From one GOAT to another: "Greatest comeback I've ever seen"

 

Michael Jordan is no stranger to amazing comebacks.

The man widely agreed upon to be the greatest player of all time, won six NBA Championships, with three of them coming after a full season sabbatical in which he played minor league baseball with the White Sox affiliate. And of course, MJ had his even later comeback with the Washington Wizards from 2001 to 2003, in which the year 40-year old Jordan averaged 21.2 PPG over two seasons to close out his career.

That is why Jordan’s effusive praise of Tiger Woods’ 2019 Masters victory should not be taken lightly in the greater context of sports history.

In an article written by The Athletic’s David Aldridge, Jordan talks about how he holds Woods’ 2019 Masters win in extremely high regard, calling it “the greatest comeback I've ever seen."

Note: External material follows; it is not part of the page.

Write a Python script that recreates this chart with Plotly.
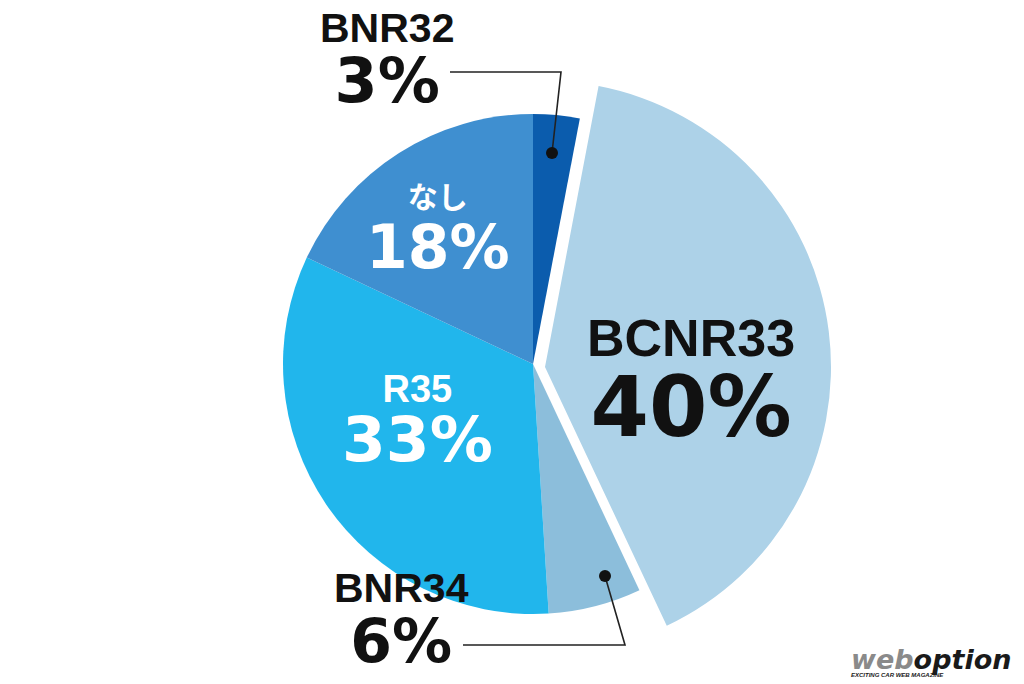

Jordan, a famously avid golfer himself and a friend of Woods, stated, “I’ve been a fan for I don’t know how long.....I never thought he’d get back physically.....He didn’t think he’d get back physically.”

Major success had escaped Woods--who only had one victory in 2018--due to a litany of back injuries and subsequent surgeries.

With Woods having a major victory under his belt for the 2019 season, he certainly has momentum rolling in his favor. That momentum could carry Woods to another major run of PGA Tour success, and MJ agreed that Woods’ belief in himself was perhaps the biggest factor in his 2019 Masters win.

“No one expected him to be back the way he is now. He's probably the only person who believed he could get back.”